MalKinID: A classification model for identifying malaria parasite genealogical relationships using identity-by-descent.
Wesley Wong, Lea Wang, Stephen F Schaffner, Xue Li, Ian Cheeseman, Timothy J C Anderson, Ashley Vaughan, Michael Ferdig, Sarah K Volkman, Daniel L Hartl, Dyann F Wirth
Author Information
Wesley Wong: Department of Immunology and Infectious Diseases, Harvard T. H. Chan School of Public Health, Harvard University, Boston, MA 02115, USA. ORCID
Lea Wang: Harvard College, Harvard University, Cambridge, MA 02138, USA.
Stephen F Schaffner: Infectious Disease and Microbiome Program, Broad Institute, Cambridge, MA 02142, USA. ORCID
Xue Li: Program in Disease Intervention and Prevention, Texas Biomedical Research Institute, San Antonio, TX 78227, USA.
Ian Cheeseman: Program in Host Pathogen Interactions, Texas Biomedical Research Institute, San Antonio, TX 78227, USA.

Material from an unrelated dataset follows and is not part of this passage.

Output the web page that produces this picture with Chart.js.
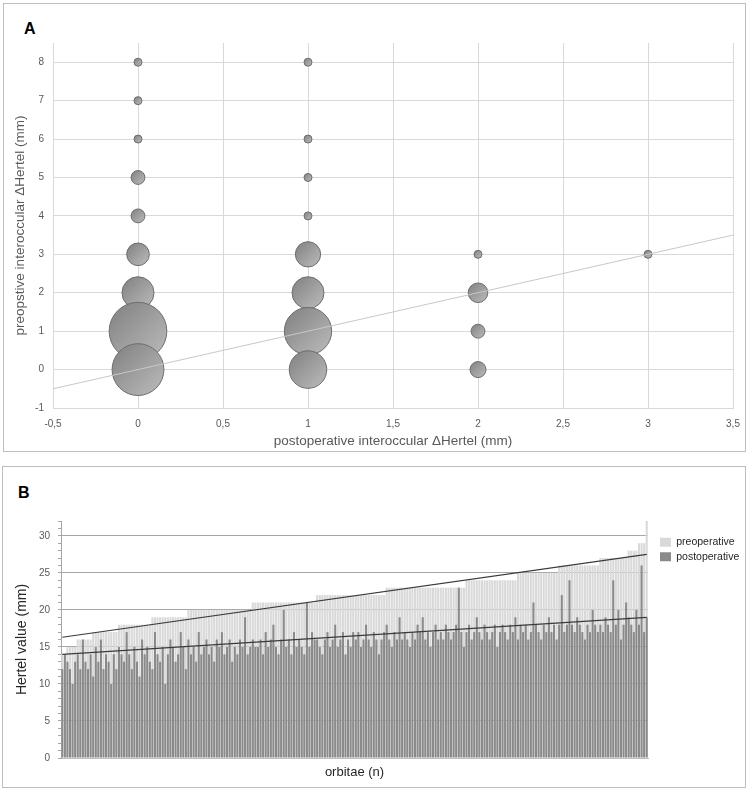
<!DOCTYPE html>
<html>
<head>
<meta charset="utf-8">
<script src="https://cdn.jsdelivr.net/npm/chart.js@4.4.1/dist/chart.umd.min.js"></script>
<style>
  body { margin: 0; background: #fff; width: 749px; height: 792px; position: relative; overflow: hidden; }
  .box { position: absolute; border: 1px solid #bdbdbd; box-sizing: border-box; }
  .tag { position: absolute; font: bold 16px "Liberation Sans Narrow", "Liberation Sans", Arial, sans-serif; line-height: 16px; color: #000; }
  canvas { position: absolute; }
</style>
</head>
<body>
<div class="box" style="left:3px;top:3px;width:743px;height:449px"></div>
<div class="box" style="left:2px;top:466px;width:744px;height:322px"></div>
<div class="tag" style="left:24px;top:21px">A</div>
<div class="tag" style="left:18px;top:485px">B</div>
<canvas id="chartA" width="743" height="449" style="left:3px;top:3px"></canvas>
<canvas id="chartB" width="746" height="320" style="left:3px;top:467px"></canvas>
<script>
Chart.defaults.font.family = "'Liberation Sans', Arial, sans-serif";

// panel A: one bubble per (postoperative, preoperative) interocular difference
const postDiff = [0, 0, 0, 0, 0, 0, 0, 0, 0, 1, 1, 1, 1, 1, 1, 1, 1, 2, 2, 2, 2, 3];
const preDiff  = [8, 7, 6, 5, 4, 3, 2, 1, 0, 8, 6, 5, 4, 3, 2, 1, 0, 3, 2, 1, 0, 3];
const patients = [1, 1, 1, 3, 3, 8, 16, 52, 42, 1, 1, 1, 1, 10, 16, 35, 22, 1, 6, 3, 4, 1];
const fitA = [-0.5, 3.5]; // y = x reference line ends

// panel B: Hertel values per orbit, sorted by preoperative value
const preop = [
  14, 14, 15, 15, 15, 15, 16, 16, 16, 16, 16, 16,
  17, 17, 17, 17, 17, 17, 17, 17, 17, 17,
  18, 18, 18, 18, 18, 18, 18, 18, 18, 18, 18, 18, 18,
  19, 19, 19, 19, 19, 19, 19, 19, 19, 19, 19, 19, 19, 19,
  20, 20, 20, 20, 20, 20, 20, 20, 20, 20, 20, 20, 20, 20, 20, 20, 20, 20, 20, 20, 20, 20, 20, 20, 20,
  21, 21, 21, 21, 21, 21, 21, 21, 21, 21, 21, 21, 21, 21, 21, 21, 21, 21, 21, 21, 21, 21, 21, 21, 21,
  22, 22, 22, 22, 22, 22, 22, 22, 22, 22, 22, 22, 22, 22, 22, 22, 22, 22, 22, 22, 22, 22, 22, 22, 22, 22, 22,
  23, 23, 23, 23, 23, 23, 23, 23, 23, 23, 23, 23, 23, 23, 23, 23, 23, 23, 23, 23, 23, 23, 23, 23, 23, 23, 23, 23, 23, 23, 23,
  24, 24, 24, 24, 24, 24, 24, 24, 24, 24, 24, 24, 24, 24, 24, 24, 24, 24, 24, 24,
  25, 25, 25, 25, 25, 25, 25, 25, 25, 25, 25, 25, 25, 25, 25, 25,
  26, 26, 26, 26, 26, 26, 26, 26, 26, 26, 26, 26, 26, 26, 26, 26,
  27, 27, 27, 27, 27, 27, 27, 27, 27, 27, 27,
  28, 28, 28, 28, 29, 29, 29, 32
];
const postop = [
  12, 14, 13, 12, 10, 13, 14, 12, 16, 13, 12, 14, 11, 15, 13, 16, 12, 14, 13,
  10, 14, 12, 15, 14, 13, 17, 14, 12, 15, 13, 11, 16, 14, 15, 13, 12, 17, 14,
  13, 15, 10, 14, 16, 15, 13, 14, 17, 15, 12, 16, 14, 15, 13, 17, 14, 15, 16,
  14, 15, 13, 16, 15, 17, 14, 15, 16, 13, 15, 14, 16, 15, 19, 14, 15, 16, 15,
  15, 16, 14, 17, 15, 16, 18, 15, 14, 16, 20, 15, 16, 14, 17, 15, 16, 15, 14,
  21, 15, 17, 16, 16, 15, 14, 16, 17, 15, 16, 18, 15, 16, 17, 14, 16, 15, 17,
  16, 17, 15, 16, 18, 16, 15, 17, 16, 14, 16, 17, 18, 16, 15, 17, 16, 19, 16,
  17, 16, 15, 17, 16, 18, 17, 19, 16, 17, 15, 17, 18, 16, 17, 16, 18, 17, 16,
  17, 18, 23, 17, 15, 17, 18, 16, 17, 19, 17, 16, 18, 17, 16, 17, 18, 15, 17,
  18, 17, 16, 18, 17, 19, 16, 18, 17, 18, 16, 17, 21, 18, 17, 16, 18, 17, 19,
  17, 18, 16, 18, 22, 17, 18, 24, 18, 17, 19, 18, 17, 16, 18, 17, 20, 18, 17,
  18, 17, 19, 18, 17, 24, 18, 20, 16, 18, 21, 19, 18, 17, 20, 18, 26, 17, 19
];
const trendPre = [16.3, 27.5];   // linear fit, first and last orbit
const trendPost = [14.0, 19.0];

const N = preop.length;
const orbitae = preop.map((_, i) => i + 1);
const fitLine = (ends) => orbitae.map((_, i) => (i === 0 ? ends[0] : i === N - 1 ? ends[1] : null));

const shade = (c) => {
  const p = c.raw;
  if (!p || !c.chart.chartArea) return '#9a9a9a';
  const x = c.chart.scales.x.getPixelForValue(p.x);
  const y = c.chart.scales.y.getPixelForValue(p.y);
  const g = c.chart.ctx.createLinearGradient(x - p.r, y - p.r, x + p.r, y + p.r);
  g.addColorStop(0, '#808080');
  g.addColorStop(1, '#bcbcbc');
  return g;
};

new Chart(document.getElementById('chartA'), {
  type: 'bubble',
  data: {
    datasets: [
      {
        type: 'line',
        data: fitA.map(v => ({ x: v, y: v })),
        borderColor: '#c8c8c8',
        borderWidth: 1,
        pointRadius: 0,
        order: 0
      },
      {
        data: postDiff.map((x, i) => ({ x: x, y: preDiff[i], r: 4 * Math.sqrt(patients[i]) })),
        backgroundColor: shade,
        borderColor: '#6d6d6d',
        borderWidth: 1,
        order: 1
      }
    ]
  },
  options: {
    responsive: false,
    animation: false,
    events: [],
    layout: { autoPadding: false, padding: { top: 40, right: 13, left: 0, bottom: 0 } },
    plugins: { legend: { display: false }, tooltip: { enabled: false } },
    scales: {
      x: {
        type: 'linear', min: -0.5, max: 3.5,
        ticks: { stepSize: 0.5, color: '#595959', font: { size: 10 }, padding: 10,
                 callback: v => String(v).replace('.', ',') },
        grid: { color: '#d9d9d9', drawTicks: false },
        border: { color: '#d9d9d9' },
        title: { display: true, text: 'postoperative interoccular ΔHertel (mm)', color: '#595959',
                 font: { size: 13.5 }, padding: { top: 0, bottom: 3 } },
        afterFit: s => { s.height = 44; s.paddingLeft = 0; s.paddingRight = 0; }
      },
      y: {
        min: -1, max: 8.5,
        afterBuildTicks: s => { s.ticks = s.ticks.filter(t => Number.isInteger(t.value)); },
        ticks: { stepSize: 1, color: '#595959', font: { size: 10 }, padding: 9 },
        grid: { color: '#d9d9d9', drawTicks: false },
        border: { color: '#d9d9d9' },
        title: { display: true, text: 'preopstive interoccular ΔHertel (mm)', color: '#595959',
                 font: { size: 13.5 }, padding: { top: 9, bottom: 0 } },
        afterFit: s => { s.width = 50; }
      }
    }
  }
});

new Chart(document.getElementById('chartB'), {
  type: 'bar',
  data: {
    labels: orbitae,
    datasets: [
      { label: 'preoperative', data: preop, backgroundColor: '#d9d9d9', borderWidth: 0,
        grouped: false, barPercentage: 0.8, categoryPercentage: 1, order: 3 },
      { label: 'postoperative', data: postop, backgroundColor: '#8a8a8a', borderWidth: 0,
        grouped: false, barPercentage: 0.8, categoryPercentage: 1, order: 2 },
      { type: 'line', data: fitLine(trendPre), spanGaps: true,
        borderColor: '#3a3a3a', borderWidth: 1.2, pointRadius: 0, order: 1 },
      { type: 'line', data: fitLine(trendPost), spanGaps: true,
        borderColor: '#3a3a3a', borderWidth: 1.2, pointRadius: 0, order: 1 }
    ]
  },
  options: {
    responsive: false,
    animation: false,
    events: [],
    layout: { padding: { top: 54, right: 11, left: 0, bottom: 0 } },
    plugins: {
      tooltip: { enabled: false },
      legend: {
        position: 'right', align: 'start', maxWidth: 90,
        labels: { boxWidth: 11, boxHeight: 9, padding: 4, color: '#262626', font: { size: 10.5 },
                  filter: it => it.datasetIndex < 2,
                  sort: (a, b) => a.datasetIndex - b.datasetIndex }
      }
    },
    scales: {
      x: {
        ticks: { display: false },
        grid: { display: false },
        border: { color: '#bfbfbf' },
        title: { display: true, text: 'orbitae (n)', color: '#262626', font: { size: 13 },
                 padding: { top: 0, bottom: 7 } },
        afterFit: s => { s.height = 29; }
      },
      y: {
        min: 0, max: 32,
        ticks: { stepSize: 1, autoSkip: false, padding: 8, color: '#595959', font: { size: 10 },
                 callback: v => (v % 5 === 0 ? v : '') },
        grid: {
          color: c => (c.tick && c.tick.value % 5 === 0 && c.tick.value > 0 && c.tick.value <= 30) ? '#a6a6a6' : 'rgba(0,0,0,0)',
          tickColor: '#a6a6a6', tickLength: 3, lineWidth: 1
        },
        border: { color: '#a6a6a6' },
        title: { display: true, text: 'Hertel value (mm)', color: '#262626', font: { size: 14 },
                 padding: { top: 11, bottom: 0 } },
        afterFit: s => { s.width = 58; }
      }
    }
  },
  plugins: [{
    // move the legend next to the plot, keeping its box (and clip) the same size
    id: 'legendSpot',
    afterLayout(chart) {
      const lg = chart.legend;
      const w = lg.right - lg.left, h = lg.bottom - lg.top;
      lg.left = chart.chartArea.right + 8;
      lg.right = lg.left + w;
      lg.top = chart.chartArea.top + 12;
      lg.bottom = lg.top + h;
    }
  }]
});
</script>
</body>
</html>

Timothy J C Anderson: Program in Disease Intervention and Prevention, Texas Biomedical Research Institute, San Antonio, TX 78227, USA.
Ashley Vaughan: Center for Global Infectious Disease Research, Seattle Children's Research Institute, Seattle, WA 98105, USA.

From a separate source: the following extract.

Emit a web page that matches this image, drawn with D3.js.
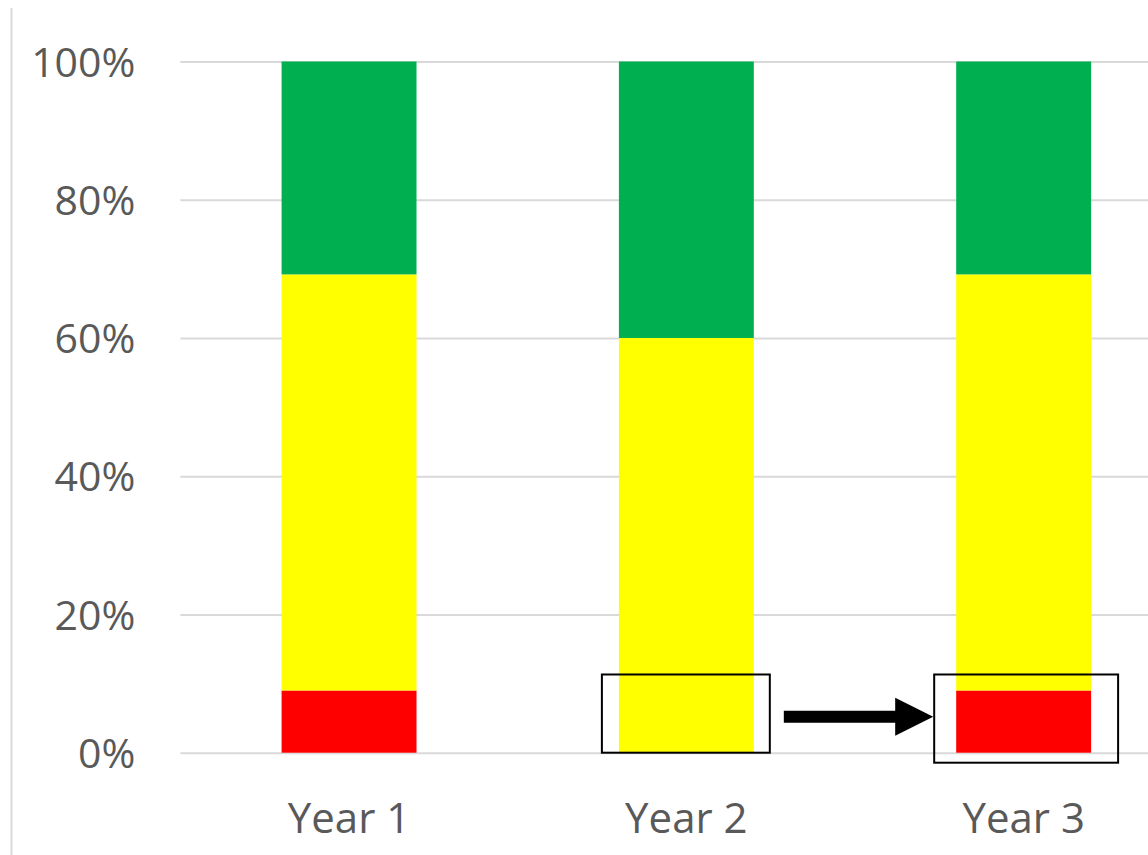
<!DOCTYPE html>
<html>
<head>
<meta charset="utf-8">
<script src="https://cdn.jsdelivr.net/npm/d3@7"></script>
<style>
  html, body { margin: 0; padding: 0; background: #fff; }
  svg { display: block; }
  .tick text { font-family: "Open Sans", sans-serif; fill: #595959; }
</style>
</head>
<body>
<svg id="chart" width="1148" height="855"></svg>
<script>
// Stacked 100% column data (share of total per year)
const categories = ["Year 1", "Year 2", "Year 3"];
const seriesNames = ["Red", "Yellow", "Green"];
const redValues = [0.09, 0.00, 0.09];
const yellowValues = [0.602, 0.60, 0.602];
const greenValues = [0.308, 0.40, 0.308];
const yTicks = [0, 0.2, 0.4, 0.6, 0.8, 1.0];
const seriesColors = ["#FF0000", "#FFFF00", "#00B050"];

const rows = categories.map((c, i) => ({
  category: c, Red: redValues[i], Yellow: yellowValues[i], Green: greenValues[i]
}));

const svg = d3.select("#chart");
const plot = { left: 180.4, right: 1192.3, top: 61.5, bottom: 752.7 };

const x = d3.scaleBand()
  .domain(categories)
  .range([plot.left, plot.right])
  .paddingInner(0.6)
  .paddingOuter(0.3);

const y = d3.scaleLinear()
  .domain([0, 1])
  .range([plot.bottom, plot.top]);

// Chart-area left border
svg.append("line")
  .attr("x1", 11.5).attr("x2", 11.5)
  .attr("y1", 8).attr("y2", 855)
  .attr("stroke", "#d9d9d9").attr("stroke-width", 2);

// Value axis with horizontal gridlines
const yAxis = svg.append("g")
  .attr("transform", `translate(${plot.left},0)`)
  .call(d3.axisLeft(y)
    .tickValues(yTicks)
    .tickFormat(d3.format(".0%"))
    .tickSize(-(plot.right - plot.left))
    .tickPadding(45));
yAxis.select(".domain").remove();
yAxis.selectAll(".tick line").attr("stroke", "#d9d9d9").attr("stroke-width", 2);
yAxis.selectAll(".tick text")
  .attr("font-size", 41)
  .attr("dy", "0.36em");

// Stacked columns
const stack = d3.stack().keys(seriesNames);
const layers = stack(rows);

svg.append("g")
  .selectAll("g")
  .data(layers)
  .join("g")
  .attr("fill", (d, i) => seriesColors[i])
  .selectAll("rect")
  .data(d => d)
  .join("rect")
  .attr("x", d => x(d.data.category))
  .attr("width", x.bandwidth())
  .attr("y", d => y(d[1]))
  .attr("height", d => y(d[0]) - y(d[1]));

// Category axis labels
const xAxis = svg.append("g")
  .attr("transform", `translate(0,${plot.bottom})`)
  .call(d3.axisBottom(x).tickSize(0).tickPadding(50));
xAxis.select(".domain").remove();
xAxis.selectAll(".tick text")
  .attr("font-size", 42)
  .attr("dy", "0.71em");

// Callout: highlight the red segment appearing from Year 2 to Year 3
const bw = x.bandwidth();
const boxTop = y(redValues[2]) - 16;
const b2 = { x0: x("Year 2") - 17, x1: x("Year 2") + bw + 16, y0: boxTop, y1: y(0) };
const b3 = { x0: x("Year 3") - 22, x1: x("Year 3") + bw + 27, y0: boxTop, y1: y(0) + 10 };

[b2, b3].forEach(b => {
  svg.append("rect")
    .attr("x", b.x0).attr("y", b.y0)
    .attr("width", b.x1 - b.x0).attr("height", b.y1 - b.y0)
    .attr("fill", "none").attr("stroke", "#000").attr("stroke-width", 2);
});

const arrowY = y(0) - 36;
const arrowStart = b2.x1 + 14;
const arrowTip = b3.x0 - 1;
const headLen = 38, headHalf = 19, shaftHalf = 6;
svg.append("path")
  .attr("fill", "#000")
  .attr("d", [
    `M${arrowStart},${arrowY - shaftHalf}`,
    `L${arrowTip - headLen},${arrowY - shaftHalf}`,
    `L${arrowTip - headLen},${arrowY - headHalf}`,
    `L${arrowTip},${arrowY}`,
    `L${arrowTip - headLen},${arrowY + headHalf}`,
    `L${arrowTip - headLen},${arrowY + shaftHalf}`,
    `L${arrowStart},${arrowY + shaftHalf}`, "Z"
  ].join(" "));
</script>
</body>
</html>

Michael Ferdig: Department of Biological Sciences, Eck Institute for Global Health, University of Notre Dame, Notre Dame, IN 46556, USA.
Sarah K Volkman: Department of Immunology and Infectious Diseases, Harvard T. H. Chan School of Public Health, Harvard University, Boston, MA 02115, USA.
Daniel L Hartl: Department of Organismic and Evolutionary Biology, Harvard University, Cambridge, MA 02138, USA.
Dyann F Wirth: Department of Immunology and Infectious Diseases, Harvard T. H. Chan School of Public Health, Harvard University, Boston, MA 02115, USA. ORCID
Pathogen genomics is a powerful tool for tracking infectious disease transmission. In malaria, identity-by-descent is used to assess the genetic relatedness between parasites and has been used to study transmission and importation. In theory, identity-by-descent can be used to distinguish genealogical relationships to reconstruct transmission history or identify parasites for QTL experiments. MalKinID (Malaria Kinship Identifier) is a new classification model designed to identify genealogical relationships among malaria parasites based on genome-wide identity-by-descent proportions and identity-by-descent segment distributions. MalKinID was calibrated to the genomic data from 3 laboratory-based genetic crosses (yielding 440 parent-child and 9060 full-sibling comparisons). MalKinID identified lab-generated F1 progeny with >80% sensitivity and showed that 0.39 (95% CI 0.28, 0.49) of the second-generation progeny of a NF54 and NHP4026 cross were F1s and 0.56 (0.45, 0.67) were backcrosses of an F1 with the parental NF54 strain. In simulated outcrossed importations, MalKinID reconstructs genealogy history with high precision and sensitivity, with F1-scores exceeding 0.84. However, when importation involves inbreeding, such as during serial co-transmission, the precision and sensitivity of MalKinID declined, with F1-scores (the harmonic mean of precision and sensitivity) of 0.76 (0.56, 0.92) and 0.23 (0.0, 0.4) for parent-child and full-sibling and <0.05 for second-degree and third-degree relatives. Disentangling inbred relationships required adapting MalKinID to perform multisample comparisons. Genealogical inference is most powered when (1) outcrossing is the norm or (2) multisample comparisons based on a predefined pedigree are used. MalKinID lays the foundations for using identity-by-descent to track parasite transmission history and for separating progeny for quantitative-trait-locus experiments.